> _What the exercise asks_:
Please retype the data in full and exactly; the pictures are not part of the copy.

> _Dataset excerpt_:
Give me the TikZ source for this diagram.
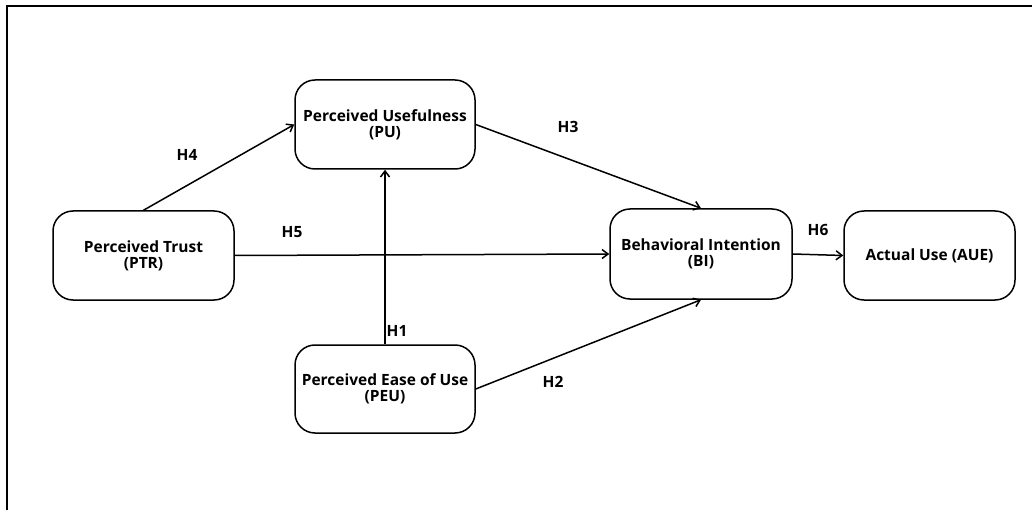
\documentclass[tikz,border=0pt]{standalone}
\usepackage{fontspec}
\setmainfont{Open Sans}
\usetikzlibrary{arrows.meta}
\begin{document}
\begin{tikzpicture}[x=1pt,y=-1pt,
  box/.style={draw=black, line width=1.5pt, rounded corners=20pt, minimum width=180pt, minimum height=89pt, align=center, inner sep=0pt, font=\fontsize{15.5}{16}\selectfont\bfseries},
  conn/.style={line width=1.5pt, -{Straight Barb[length=6pt,width=9pt,line width=1.5pt]}},
  hlab/.style={font=\fontsize{15.5}{16}\selectfont\bfseries, inner sep=0pt}]
\useasboundingbox (0,0) rectangle (1032,510);
\draw[line width=2pt] (7,515) -- (7,6) -- (1040,6);
\node[box] (PU) at (385,124.5) {Perceived Usefulness\\(PU)};
\node[box, minimum width=181pt] (PTR) at (143.5,255.5) {Perceived Trust\\(PTR)};
\node[box, minimum width=182pt, minimum height=90pt] (BI) at (701,254) {Behavioral Intention\\(BI)};
\node[box, minimum width=171pt] (AUE) at (929.5,255.5) {Actual Use (AUE)};
\node[box, minimum height=88pt] (PEU) at (385,389) {Perceived Ease of Use\\(PEU)};
\draw[conn] (PTR.north) -- (PU.west);
\draw[conn] (PU.east) -- (BI.north);
\draw[conn] (PTR.east) -- (BI.west);
\draw[conn] (PEU.north) -- (PU.south);
\draw[conn] (PEU.east) -- (BI.south);
\draw[conn] (BI.east) -- (AUE.west);
\node[hlab] (h4) at (187,155) {H4};
\node[hlab] (h3) at (568,127) {H3};
\node[hlab] (h5) at (292,232) {H5};
\node[hlab] (h1) at (397,331) {H1};
\node[hlab] (h2) at (553,382) {H2};
\node[hlab] (h6) at (818,230) {H6};
\end{tikzpicture}
\end{document}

> _The answer_:
Give me the TikZ source for this diagram.
\documentclass[tikz,border=0pt]{standalone}
\usepackage{fontspec}
\setmainfont{Open Sans}
\usetikzlibrary{arrows.meta}
\begin{document}
\begin{tikzpicture}[x=1pt,y=-1pt,
  box/.style={draw=black, line width=1.5pt, rounded corners=20pt, minimum width=180pt, minimum height=89pt, align=center, inner sep=0pt, font=\fontsize{15.5}{16}\selectfont\bfseries},
  conn/.style={line width=1.5pt, -{Straight Barb[length=6pt,width=9pt,line width=1.5pt]}},
  hlab/.style={font=\fontsize{15.5}{16}\selectfont\bfseries, inner sep=0pt}]
\useasboundingbox (0,0) rectangle (1032,510);
\draw[line width=2pt] (7,515) -- (7,6) -- (1040,6);
\node[box] (PU) at (385,124.5) {Perceived Usefulness\\(PU)};
\node[box, minimum width=181pt] (PTR) at (143.5,255.5) {Perceived Trust\\(PTR)};
\node[box, minimum width=182pt, minimum height=90pt] (BI) at (701,254) {Behavioral Intention\\(BI)};
\node[box, minimum width=171pt] (AUE) at (929.5,255.5) {Actual Use (AUE)};
\node[box, minimum height=88pt] (PEU) at (385,389) {Perceived Ease of Use\\(PEU)};
\draw[conn] (PTR.north) -- (PU.west);
\draw[conn] (PU.east) -- (BI.north);
\draw[conn] (PTR.east) -- (BI.west);
\draw[conn] (PEU.north) -- (PU.south);
\draw[conn] (PEU.east) -- (BI.south);
\draw[conn] (BI.east) -- (AUE.west);
\node[hlab] (h4) at (187,155) {H4};
\node[hlab] (h3) at (568,127) {H3};
\node[hlab] (h5) at (292,232) {H5};
\node[hlab] (h1) at (397,331) {H1};
\node[hlab] (h2) at (553,382) {H2};
\node[hlab] (h6) at (818,230) {H6};
\end{tikzpicture}
\end{document}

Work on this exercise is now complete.